EXERCISE AIM =
Return the listing below exactly, with the pictures dropped.

DATA EXTRACT =
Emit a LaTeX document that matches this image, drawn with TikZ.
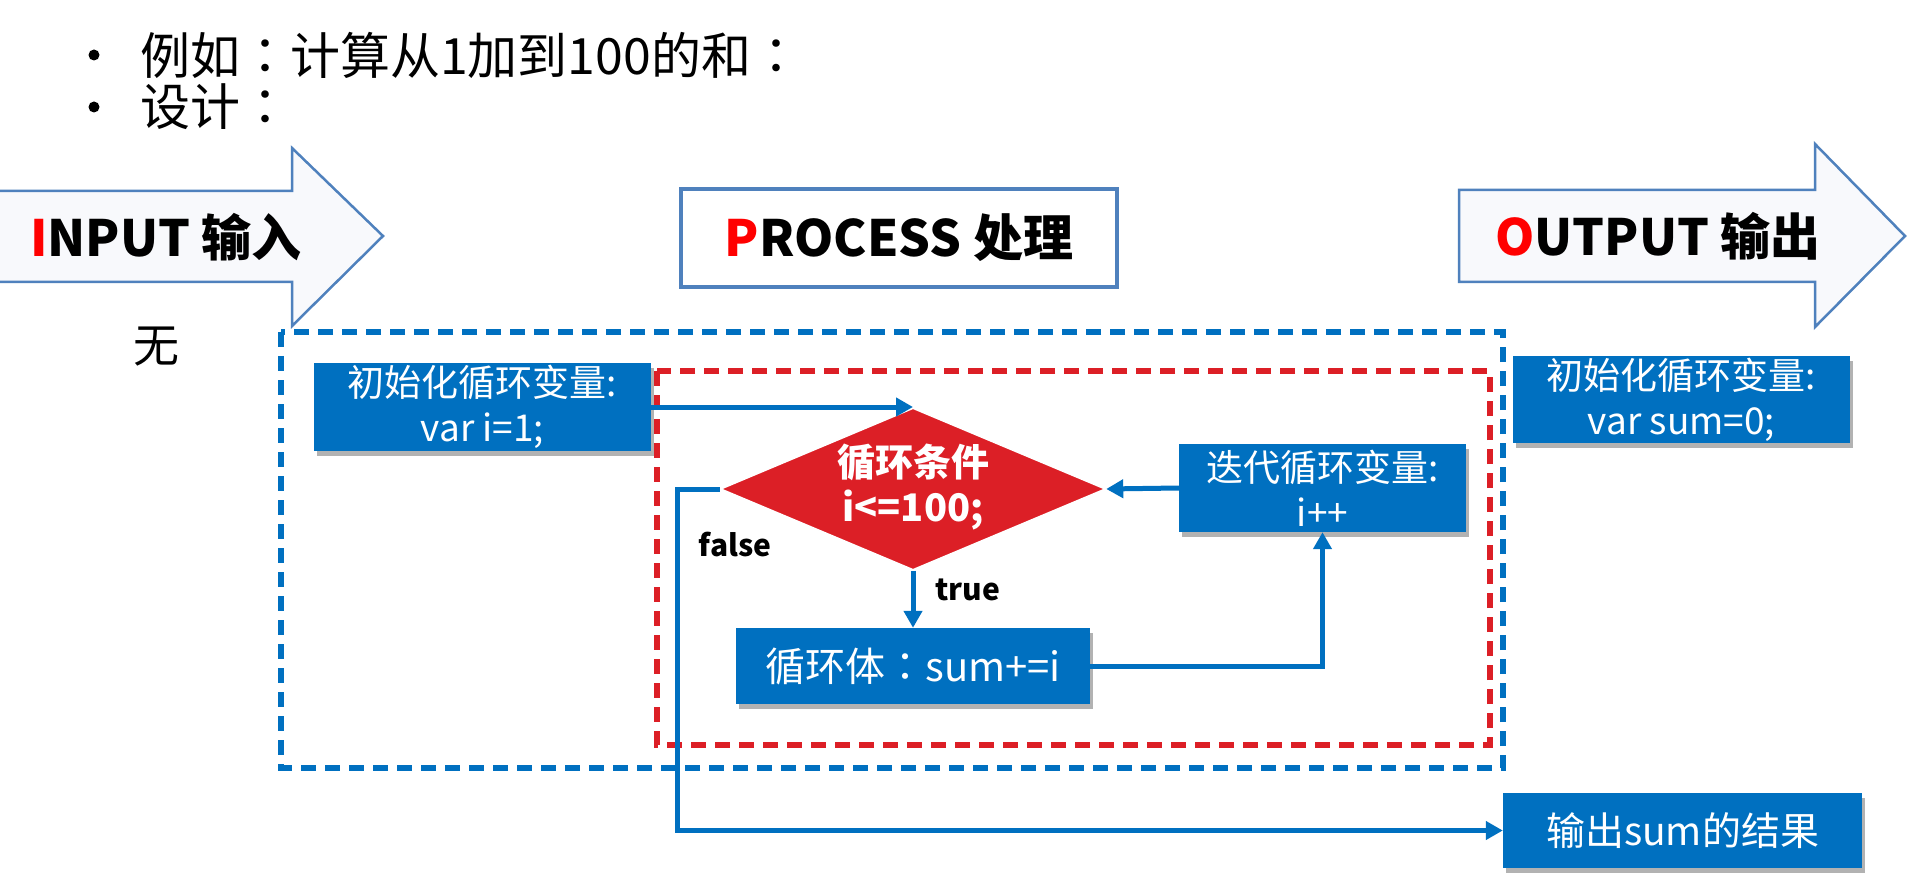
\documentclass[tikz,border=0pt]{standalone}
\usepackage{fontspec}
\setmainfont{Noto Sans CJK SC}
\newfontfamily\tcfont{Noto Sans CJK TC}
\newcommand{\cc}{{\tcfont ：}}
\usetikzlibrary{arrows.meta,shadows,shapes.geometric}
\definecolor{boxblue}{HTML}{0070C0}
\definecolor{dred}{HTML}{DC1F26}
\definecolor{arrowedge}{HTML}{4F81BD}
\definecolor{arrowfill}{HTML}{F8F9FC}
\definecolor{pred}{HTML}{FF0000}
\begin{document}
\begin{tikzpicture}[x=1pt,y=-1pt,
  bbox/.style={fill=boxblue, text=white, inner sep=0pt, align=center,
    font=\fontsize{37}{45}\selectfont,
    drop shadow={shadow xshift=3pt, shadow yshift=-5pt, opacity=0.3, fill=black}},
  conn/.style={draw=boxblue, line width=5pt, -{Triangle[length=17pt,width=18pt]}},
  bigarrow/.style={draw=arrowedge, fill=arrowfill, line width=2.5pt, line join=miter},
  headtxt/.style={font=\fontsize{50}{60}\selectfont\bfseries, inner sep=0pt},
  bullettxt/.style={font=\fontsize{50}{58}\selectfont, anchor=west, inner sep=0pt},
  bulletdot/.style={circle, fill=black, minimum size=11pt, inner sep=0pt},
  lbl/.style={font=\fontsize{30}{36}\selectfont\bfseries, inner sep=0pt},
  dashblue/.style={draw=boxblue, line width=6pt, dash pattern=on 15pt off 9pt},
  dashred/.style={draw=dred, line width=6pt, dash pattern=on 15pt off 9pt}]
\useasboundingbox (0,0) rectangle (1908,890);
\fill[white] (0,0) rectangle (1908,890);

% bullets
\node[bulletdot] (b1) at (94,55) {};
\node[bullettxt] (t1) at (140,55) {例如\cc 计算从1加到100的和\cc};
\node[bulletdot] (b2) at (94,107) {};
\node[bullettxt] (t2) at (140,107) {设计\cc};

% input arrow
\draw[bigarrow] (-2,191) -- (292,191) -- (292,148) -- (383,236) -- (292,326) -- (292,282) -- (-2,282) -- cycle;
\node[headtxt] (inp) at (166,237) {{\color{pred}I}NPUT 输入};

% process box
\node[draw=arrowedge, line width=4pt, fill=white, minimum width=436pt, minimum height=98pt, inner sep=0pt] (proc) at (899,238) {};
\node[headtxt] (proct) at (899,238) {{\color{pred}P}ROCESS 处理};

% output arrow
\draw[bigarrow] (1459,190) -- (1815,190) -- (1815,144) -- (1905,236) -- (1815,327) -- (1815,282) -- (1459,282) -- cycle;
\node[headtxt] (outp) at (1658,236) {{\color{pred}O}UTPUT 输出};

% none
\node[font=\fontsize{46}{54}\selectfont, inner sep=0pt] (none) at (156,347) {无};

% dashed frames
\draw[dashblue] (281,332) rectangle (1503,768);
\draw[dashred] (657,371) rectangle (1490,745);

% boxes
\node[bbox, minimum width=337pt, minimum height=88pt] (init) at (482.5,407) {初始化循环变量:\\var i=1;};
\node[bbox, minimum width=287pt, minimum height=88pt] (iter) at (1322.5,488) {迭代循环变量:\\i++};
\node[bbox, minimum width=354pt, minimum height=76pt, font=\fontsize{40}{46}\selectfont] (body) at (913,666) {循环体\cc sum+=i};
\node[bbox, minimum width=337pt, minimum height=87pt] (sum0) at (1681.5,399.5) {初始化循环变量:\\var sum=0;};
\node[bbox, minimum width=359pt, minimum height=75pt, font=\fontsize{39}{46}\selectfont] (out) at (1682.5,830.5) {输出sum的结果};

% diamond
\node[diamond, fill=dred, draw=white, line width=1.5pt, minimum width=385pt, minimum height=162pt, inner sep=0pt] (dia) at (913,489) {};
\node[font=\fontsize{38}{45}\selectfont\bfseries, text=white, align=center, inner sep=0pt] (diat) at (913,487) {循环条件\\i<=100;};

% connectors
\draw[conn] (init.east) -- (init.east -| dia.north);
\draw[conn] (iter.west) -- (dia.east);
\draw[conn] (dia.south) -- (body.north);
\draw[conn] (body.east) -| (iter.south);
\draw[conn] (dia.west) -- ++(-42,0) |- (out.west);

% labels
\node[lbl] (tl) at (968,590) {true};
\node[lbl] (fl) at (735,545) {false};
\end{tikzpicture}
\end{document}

COMPLETE ANSWER =
Emit a LaTeX document that matches this image, drawn with TikZ.
\documentclass[tikz,border=0pt]{standalone}
\usepackage{fontspec}
\setmainfont{Noto Sans CJK SC}
\newfontfamily\tcfont{Noto Sans CJK TC}
\newcommand{\cc}{{\tcfont ：}}
\usetikzlibrary{arrows.meta,shadows,shapes.geometric}
\definecolor{boxblue}{HTML}{0070C0}
\definecolor{dred}{HTML}{DC1F26}
\definecolor{arrowedge}{HTML}{4F81BD}
\definecolor{arrowfill}{HTML}{F8F9FC}
\definecolor{pred}{HTML}{FF0000}
\begin{document}
\begin{tikzpicture}[x=1pt,y=-1pt,
  bbox/.style={fill=boxblue, text=white, inner sep=0pt, align=center,
    font=\fontsize{37}{45}\selectfont,
    drop shadow={shadow xshift=3pt, shadow yshift=-5pt, opacity=0.3, fill=black}},
  conn/.style={draw=boxblue, line width=5pt, -{Triangle[length=17pt,width=18pt]}},
  bigarrow/.style={draw=arrowedge, fill=arrowfill, line width=2.5pt, line join=miter},
  headtxt/.style={font=\fontsize{50}{60}\selectfont\bfseries, inner sep=0pt},
  bullettxt/.style={font=\fontsize{50}{58}\selectfont, anchor=west, inner sep=0pt},
  bulletdot/.style={circle, fill=black, minimum size=11pt, inner sep=0pt},
  lbl/.style={font=\fontsize{30}{36}\selectfont\bfseries, inner sep=0pt},
  dashblue/.style={draw=boxblue, line width=6pt, dash pattern=on 15pt off 9pt},
  dashred/.style={draw=dred, line width=6pt, dash pattern=on 15pt off 9pt}]
\useasboundingbox (0,0) rectangle (1908,890);
\fill[white] (0,0) rectangle (1908,890);

% bullets
\node[bulletdot] (b1) at (94,55) {};
\node[bullettxt] (t1) at (140,55) {例如\cc 计算从1加到100的和\cc};
\node[bulletdot] (b2) at (94,107) {};
\node[bullettxt] (t2) at (140,107) {设计\cc};

% input arrow
\draw[bigarrow] (-2,191) -- (292,191) -- (292,148) -- (383,236) -- (292,326) -- (292,282) -- (-2,282) -- cycle;
\node[headtxt] (inp) at (166,237) {{\color{pred}I}NPUT 输入};

% process box
\node[draw=arrowedge, line width=4pt, fill=white, minimum width=436pt, minimum height=98pt, inner sep=0pt] (proc) at (899,238) {};
\node[headtxt] (proct) at (899,238) {{\color{pred}P}ROCESS 处理};

% output arrow
\draw[bigarrow] (1459,190) -- (1815,190) -- (1815,144) -- (1905,236) -- (1815,327) -- (1815,282) -- (1459,282) -- cycle;
\node[headtxt] (outp) at (1658,236) {{\color{pred}O}UTPUT 输出};

% none
\node[font=\fontsize{46}{54}\selectfont, inner sep=0pt] (none) at (156,347) {无};

% dashed frames
\draw[dashblue] (281,332) rectangle (1503,768);
\draw[dashred] (657,371) rectangle (1490,745);

% boxes
\node[bbox, minimum width=337pt, minimum height=88pt] (init) at (482.5,407) {初始化循环变量:\\var i=1;};
\node[bbox, minimum width=287pt, minimum height=88pt] (iter) at (1322.5,488) {迭代循环变量:\\i++};
\node[bbox, minimum width=354pt, minimum height=76pt, font=\fontsize{40}{46}\selectfont] (body) at (913,666) {循环体\cc sum+=i};
\node[bbox, minimum width=337pt, minimum height=87pt] (sum0) at (1681.5,399.5) {初始化循环变量:\\var sum=0;};
\node[bbox, minimum width=359pt, minimum height=75pt, font=\fontsize{39}{46}\selectfont] (out) at (1682.5,830.5) {输出sum的结果};

% diamond
\node[diamond, fill=dred, draw=white, line width=1.5pt, minimum width=385pt, minimum height=162pt, inner sep=0pt] (dia) at (913,489) {};
\node[font=\fontsize{38}{45}\selectfont\bfseries, text=white, align=center, inner sep=0pt] (diat) at (913,487) {循环条件\\i<=100;};

% connectors
\draw[conn] (init.east) -- (init.east -| dia.north);
\draw[conn] (iter.west) -- (dia.east);
\draw[conn] (dia.south) -- (body.north);
\draw[conn] (body.east) -| (iter.south);
\draw[conn] (dia.west) -- ++(-42,0) |- (out.west);

% labels
\node[lbl] (tl) at (968,590) {true};
\node[lbl] (fl) at (735,545) {false};
\end{tikzpicture}
\end{document}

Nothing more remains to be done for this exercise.